In the remaining time, the groups with visit the social book-marking site that holds the biographies and other information about the person their group is researching. Each student will get 10 minutes of silent exploring time in order to surf the site and to become comfortable with the media that is showcased. Finally, the groups will have the remaining 10 minutes to read the biography sections created about their person.

Wednesday, February 27, 2008
Information Activation
Today students will spend the first half hour discussing what they remember about the biographies they read about their social leader. Their conversation will be recorded and their effort will be focused on recreating the information to the best of their ability; this recording will allow for a record of misconceptions that will be altered after the second reading of the biographies.

Revisiting Biographies
In this hour, the groups will reread the biographies provided on the socially bookmarked websites. During this reading, the group members are encouraged to take notes of what they feel is important information about their person. After 15 minutes of read and think time, the groups will get together and compare notes; this portion will also be recorded. The students will have 15 minutes to discuss.
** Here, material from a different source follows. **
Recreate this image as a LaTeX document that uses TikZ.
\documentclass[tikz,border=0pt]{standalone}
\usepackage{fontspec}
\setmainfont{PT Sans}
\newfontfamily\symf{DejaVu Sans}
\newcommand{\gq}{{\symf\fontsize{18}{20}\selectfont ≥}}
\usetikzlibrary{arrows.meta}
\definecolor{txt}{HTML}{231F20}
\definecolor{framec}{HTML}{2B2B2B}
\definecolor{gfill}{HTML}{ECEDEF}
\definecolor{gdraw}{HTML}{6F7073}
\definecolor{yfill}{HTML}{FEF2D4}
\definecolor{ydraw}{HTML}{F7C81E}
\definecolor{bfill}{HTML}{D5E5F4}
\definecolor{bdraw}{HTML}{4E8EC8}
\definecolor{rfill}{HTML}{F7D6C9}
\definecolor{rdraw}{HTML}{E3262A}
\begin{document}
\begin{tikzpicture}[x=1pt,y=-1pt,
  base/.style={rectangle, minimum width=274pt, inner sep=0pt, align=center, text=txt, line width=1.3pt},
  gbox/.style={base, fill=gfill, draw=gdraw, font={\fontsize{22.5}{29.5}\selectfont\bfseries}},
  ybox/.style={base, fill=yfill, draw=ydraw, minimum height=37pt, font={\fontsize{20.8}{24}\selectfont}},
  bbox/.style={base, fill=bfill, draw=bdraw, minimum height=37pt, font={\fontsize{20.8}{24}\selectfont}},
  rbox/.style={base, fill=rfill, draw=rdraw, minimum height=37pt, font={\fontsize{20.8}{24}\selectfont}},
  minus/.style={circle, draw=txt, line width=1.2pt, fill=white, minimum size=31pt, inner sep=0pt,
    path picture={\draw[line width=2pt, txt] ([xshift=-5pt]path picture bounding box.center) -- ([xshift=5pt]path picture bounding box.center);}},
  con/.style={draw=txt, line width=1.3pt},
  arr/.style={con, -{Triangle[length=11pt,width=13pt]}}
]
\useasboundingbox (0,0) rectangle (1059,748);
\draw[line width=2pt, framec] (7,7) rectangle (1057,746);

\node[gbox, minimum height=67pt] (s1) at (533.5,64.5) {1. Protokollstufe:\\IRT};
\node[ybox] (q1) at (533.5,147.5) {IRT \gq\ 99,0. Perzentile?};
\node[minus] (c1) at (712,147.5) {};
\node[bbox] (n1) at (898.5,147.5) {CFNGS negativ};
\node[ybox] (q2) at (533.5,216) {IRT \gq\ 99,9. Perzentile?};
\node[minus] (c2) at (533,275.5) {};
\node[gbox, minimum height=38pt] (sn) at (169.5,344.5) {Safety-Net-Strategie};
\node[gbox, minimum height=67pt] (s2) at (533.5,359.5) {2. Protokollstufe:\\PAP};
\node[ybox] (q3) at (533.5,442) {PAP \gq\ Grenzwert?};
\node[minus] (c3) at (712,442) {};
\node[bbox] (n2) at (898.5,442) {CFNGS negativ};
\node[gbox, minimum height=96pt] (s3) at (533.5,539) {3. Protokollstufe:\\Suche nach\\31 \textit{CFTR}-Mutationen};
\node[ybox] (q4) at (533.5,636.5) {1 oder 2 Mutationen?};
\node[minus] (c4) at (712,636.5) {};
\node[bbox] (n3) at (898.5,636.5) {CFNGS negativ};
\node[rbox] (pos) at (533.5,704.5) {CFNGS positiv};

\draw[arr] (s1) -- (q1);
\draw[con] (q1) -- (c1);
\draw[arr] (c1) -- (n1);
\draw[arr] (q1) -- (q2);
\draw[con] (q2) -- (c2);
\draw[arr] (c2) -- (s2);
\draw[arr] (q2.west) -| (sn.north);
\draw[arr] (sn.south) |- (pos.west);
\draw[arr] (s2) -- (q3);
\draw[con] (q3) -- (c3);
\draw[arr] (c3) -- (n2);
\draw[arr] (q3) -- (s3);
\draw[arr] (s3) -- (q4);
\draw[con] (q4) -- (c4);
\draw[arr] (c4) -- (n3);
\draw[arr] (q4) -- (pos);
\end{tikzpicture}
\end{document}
Next the groups will listen to their initial recreation of the biographies and make marks in their notes about information they correctly reconstructed and that which needs to be revised. Now that group members will return to their K-W-L charts and see if they have gathered enough information to answer their "inquires". At the end of this revision portion the students will research more in order to answer their "inquires".

The King Center
Now that the students have had time to predict, question, and learn new information they will have time to make connections because their person and their actions and what Dr. Martin Luther King, Jr. called "the new definition of greatness". The following website ( http://www.thekingcenter.org/ ) houses a flash media, along with a recording of MLK giving a sermon about "greatness". After the students watch and listen to the words they will have 14 minutes to make an "inference" as to what they think Dr. Martin Luther King was talking about. In the remain time of this period the groups with get together to talk about their thoughts about the meaning of greatness and will start to outline the aspects of their person that makes them great. Students will be able to use their initial brainstorm criteria as a guide.
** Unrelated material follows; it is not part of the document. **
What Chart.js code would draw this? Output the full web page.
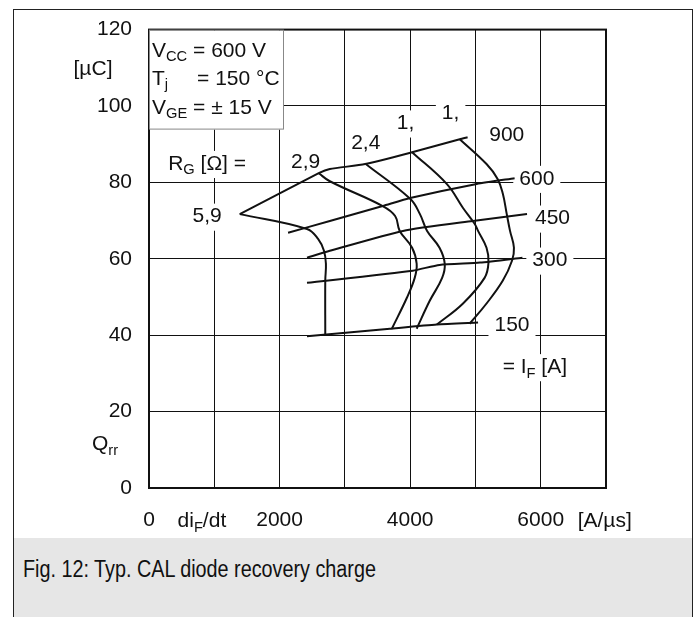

Thursday, February 28, 2008
Operation: Brainstorm
In this hour, groups with get together and brainstorm ways in which they can use the technology available to them as a way to teach the other groups within the classroom about the person that they researched and how they fit the definition of being a "servant" to greatness. The students can create a digital story similar to the pre-learning activity every group did, can write a poem similar to "Dream Deferred" by Langston Hughes that we listened to when starting this unit or create a social bookmark page with links to websites that represent what made that person a "servant" to greatness.

Technology Creativity
Now that the groups have brainstormed and decided on a technology presentation, they will have an hour and a half to work on record, video taping, taking digital pictures and creating a social bookmark page around the topic of their person's greatness.

Friday, February 29, 2008
Technology Creativity (cont.)
This session is meant as a work period to finish the group’s technology presentation centered on what they have learned about their person and the issue of greatness. When groups finish their presentations they will begin to upload them to the classroom website so that their classmates and parents are able to see how they have redefined greatness.

The New Definition of Greatness
Once the presentations have been completed and uploaded onto the classroom website, as a class we will revisit our predictions about what it means to be great. The class will have a discussion about revisions that should be made about greatness. The last 5 minutes of the period will be used write a quick response about whether or not they are capable of greatness, giving their reasoning for why. These will be tape recorded and uploaded to the students' classroom blogs along with the text of their response.

Tuesday, February 5, 2008

Google Research and Trish's Learning

When I was researching using Google I was at first apprehensive because I normally struggle with finding the information that I truly want when using this vast search engine, but using the skills discussed in class I was able to narrow my search allowing for the desired information to be located.

The purpose of my research was to find tips and information on the internet that would guide me in creating a classroom Book Club at my Senior Year placement at Bath Elementary School. I was interested in seeing what other educators across the nation thought about Book Clubs and finding what the powers that be feel about implementing such a reading project. I learned that there are many different ways that educators have implemented reading projects that get students thinking about the books they are reading more critically from what is written on the page to integrating parents into the discussion. One of the websites that I found helpful in my search was "Education World; The Educator's Best Friend". On this site I my search located an article highlighting how one New York state school created a book club that integrated parents into the reading process. I enjoyed this particular article because it informed me of ways in which I as a f pre-service teaching looking for information about such an activity could work towards involvement of parents in the literacy process. To read this article, click here!

Keeping my focus on Book Clubs, I altered my search a bit so that I might find different sites that had information about materials and lesson plans that might be useful in attempting to create a classroom Book Club that gets students thinking critically about what they are reading and also being able to link what they are reading to the world as a whole. When I searched for this type of information I was lead to Heifer International and their Read to Feed program. This web site not only offered lesson plans and an interactive web site that would allow students the opportunity to understand the conditions children like themselves live in on a daily basis, but the site also has a place that an educator can go if they are interested in gathering materials that would help students become informed about world conditions. Click here is you are interested in explore these possibilities like I was!

All-in-all, I feel that this search gave me access to more tools than simply seeking out a teacher who uses classroom Book Clubs as part of their literacy curriculum because I would have been limited to who I personally know and it would have limited my possibilities in creating such a project.